Ну вот в одну “дикую” ночь прежнее вернулось: не только прежнее, а с обострением, до бреда.
Профессор лег в десять, приняв успокоительного, взял Пушкина, открыл, как всегда,- что выйдет. Вышло “Воспоминание”, где лежала спичка. Он знал это наизусть, но стал вчитываться, выискивая новые оттенки.
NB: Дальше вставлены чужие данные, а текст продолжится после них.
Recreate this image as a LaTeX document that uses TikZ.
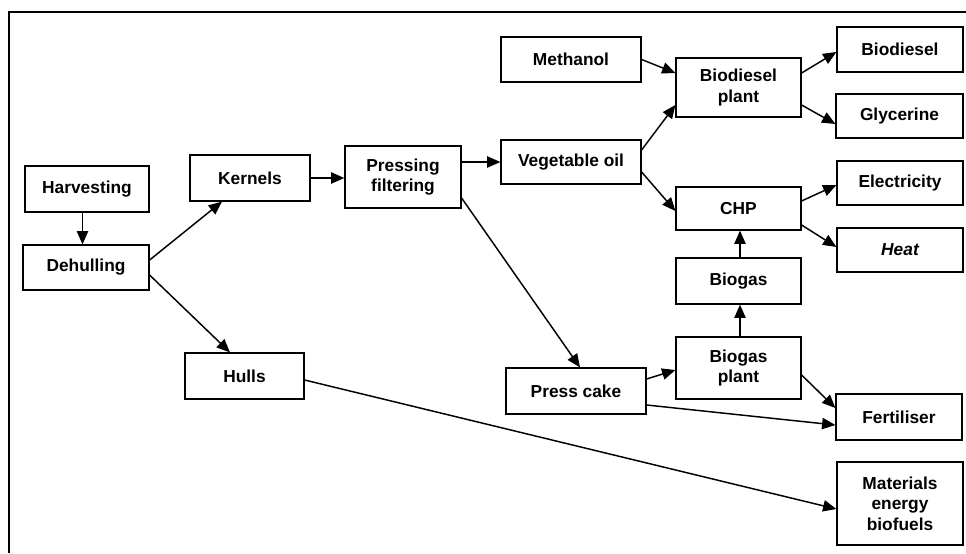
\documentclass[tikz,border=0pt]{standalone}
\usepackage{fontspec}
\setmainfont{Liberation Sans}
\usetikzlibrary{arrows.meta,calc}
\tikzset{
  px/.style={x=0.75pt,y=-0.75pt},
  box/.style={draw,line width=0.9pt,inner sep=0pt,align=center,
    font=\fontsize{13}{15.5}\selectfont\bfseries},
  sz/.style 2 args={minimum width=#1*0.75pt,minimum height=#2*0.75pt},
  flow/.style={line width=1.1pt,-{Triangle[length=10pt,width=8.5pt]}},
  frame/.style={line width=1pt}
}
\begin{document}
\begin{tikzpicture}[px]
\useasboundingbox (0,0) rectangle (966,553);
% outer frame (only the top and left edges lie inside the page)
\coordinate (fTL) at (9,12);
\coordinate (fTR) at (966,12);
\coordinate (fBL) at (9,553);
\draw[frame] (fBL) -- (fTL) -- (fTR);

% process boxes
\node[box,sz={124}{46}]  (harv)   at (87,189)    {Harvesting};
\node[box,sz={126}{45}]  (dehull) at (86,267.5)  {Dehulling};
\node[box,sz={120}{46}]  (kern)   at (250,178)   {Kernels};
\node[box,sz={116}{62}]  (press)  at (403,177)   {Pressing\\filtering};
\node[box,sz={119}{46}]  (hulls)  at (244.5,376) {Hulls};
\node[box,sz={140}{45}]  (meth)   at (571,59.5)  {Methanol};
\node[box,sz={140}{44}]  (vegoil) at (571,162)   {Vegetable oil};
\node[box,sz={140}{46}]  (cake)   at (576,391)   {Press cake};
\node[box,sz={125}{59}]  (bdpl)   at (738.5,87.5){Biodiesel\\plant};
\node[box,sz={125}{43}]  (chp)    at (738.5,208.5){CHP};
\node[box,sz={125}{46}]  (biogas) at (738.5,281) {Biogas};
\node[box,sz={125}{62}]  (bgpl)   at (738.5,368) {Biogas\\plant};
\node[box,sz={126}{45}]  (biod)   at (900,49.5)  {Biodiesel};
\node[box,sz={127}{44}]  (glyc)   at (899.5,116) {Glycerine};
\node[box,sz={126}{44}]  (elec)   at (900,183)   {Electricity};
\node[box,sz={126}{44}]  (heat)   at (900,250)   {\itshape Heat};
\node[box,sz={126}{46}]  (fert)   at (899,417)   {Fertiliser};
\node[box,sz={126}{83}]  (mat)    at (900,503.5) {Materials\\energy\\biofuels};

% flows
\draw[flow] ($(harv.south)+(-4.5,0)$) -- ($(dehull.north)+(-3.5,0)$);
\draw[flow] ($(dehull.east)+(0,-7.5)$) -- ($(kern.south)+(-28,0)$);
\draw[flow] ($(dehull.east)+(0,7.5)$) -- ($(hulls.north)+(-14.5,0)$);
\draw[flow] (kern.east) -- (kern.east -| press.west);
\draw[flow] (vegoil.west -| press.east) -- (vegoil.west);
\draw[flow] ($(press.east)+(0,21)$) -- ($(cake.north)+(4,0)$);
\draw[flow] (meth.east) -- ($(bdpl.west)+(0,-14.5)$);
\draw[flow] ($(vegoil.east)+(0,-12)$) -- ($(bdpl.west)+(0,17.5)$);
\draw[flow] ($(vegoil.east)+(0,10)$) -- ($(chp.west)+(0,2.5)$);
\draw[flow] ($(bdpl.east)+(0,-14.5)$) -- ($(biod.west)+(0,2.5)$);
\draw[flow] ($(bdpl.east)+(0,17.5)$) -- ($(glyc.west)+(0,8)$);
\draw[flow] ($(chp.east)+(0,-7.5)$) -- ($(elec.west)+(0,2)$);
\draw[flow] ($(chp.east)+(0,16.5)$) -- ($(heat.west)+(0,-3)$);
\draw[flow] ($(biogas.north)+(1.5,0)$) -- ($(chp.south)+(1.5,0)$);
\draw[flow] ($(bgpl.north)+(1.5,0)$) -- ($(biogas.south)+(1.5,0)$);
\draw[flow] ($(cake.east)+(0,-12)$) -- ($(bgpl.west)+(0,2)$);
\draw[flow] ($(bgpl.east)+(0,7)$) -- ($(fert.west)+(0,-9)$);
\draw[flow] ($(cake.east)+(0,14)$) -- ($(fert.west)+(0,8)$);
\draw[flow] ($(hulls.east)+(0,4)$) -- ($(mat.west)+(0,5.5)$);
\end{tikzpicture}
\end{document}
Вспомнилось, как ценил это стихотворение В. В. Розанов, называл “50-м псалмом для всего человечества”. “Правда,- раздумывал профессор,- воистину покаянный, но человечество не почувствует изумительной глубины всего: это - наш покаянный псалом, русского духа-гения”. Нашел новые оттенки, томительные три “т”: “В уме, подавленном т-оской, т-еснится т-яжких дум избыток”. Нашел еще три “и”: “Воспоминание безмолвно предо мной свой дл-и-нный разв-и-зает св-и-ток”. В этих “и” чувствовалось ему бесконечно-томящая мука “угрызений”. Усмотрел и другие “и”, еще больше усиливающие томленье: - “И…- с отвращением читая жизнь мою…”, “И…- горько жалуюсь,., горько слезы лью…” И это двойное - “горько”!
“Но строк печальных не смываю”.
Этот стих он называл “приговором”, наступающим неизбежно, неумолимо,- уйти от него нельзя доводами рассудка, а надо принять и… что? - выстрадать?… И опять, в какой уже раз подумал: “Да, счастливы верующие крепко… находят исход томлению в пафосе покаяния… и не просто один на один с собой, а при уполномоченном для сего свидетел е… и, кажется, это верно… психологически…” Томительно признавая, что “смыть” нельзя, он закрыл книгу и вопреки советам невропатолога невольно стал развивать свой “свиток”… но тут же спохватился, что не заснет, и принялся механически считать. Перевалив за 500, испугался, принял еще снотворного и заставил себя думать о “легком и приятном”. Как же чудесно было, когда, гимназистом, простаивал, бывало, ночи у Большого театра, в морозы даже предвкушая, что вот достанет на галерку за 35 копеек, снова увидит “Фауста”, с Бутенко в роли Мефистофеля. Ну и басище был! И как же чудесно-просто давал “черта” без всяких выкрутней. И правильно: раз тот в такую “розовенькую” втюрился, к чему с ним тонкости! Именно такой “черт” и в немецкой легенде, и в наших сказках,- простой, без “демонического”. Вспомнил, как ярким морозным утром сторож вывешивал наконец долгожданную раму в проволочной сетке с заманчивой розовой афишей, на которой стояло чернейше крупно, радуя праздничным,
ФАУСТ Мефистофель - г. Бутенко “Бутенко поет! бра-во!! - пятым в очереди, галерка в кармане!…”
На этом профессор заснул.
…Снег и снег. Сугробы - гора горой. И - ночь. Крепкая, морозная, глухая. Он стоит на расчищенном от снега месте, будто сцена в Большом, последний акт “Жизни за Царя”, без леса только. И вот - сугроб начинает шевелиться, показывается темный гребешок… Изба, должно быть? Уж и солому видно, вот и карнизик, с “петушками”…- старая изба, такая милая, родная. Так и возликовало сердце: родная, ми-лая! А снег все осыпается, уж и оконце видно - красным пятном, все пламенней.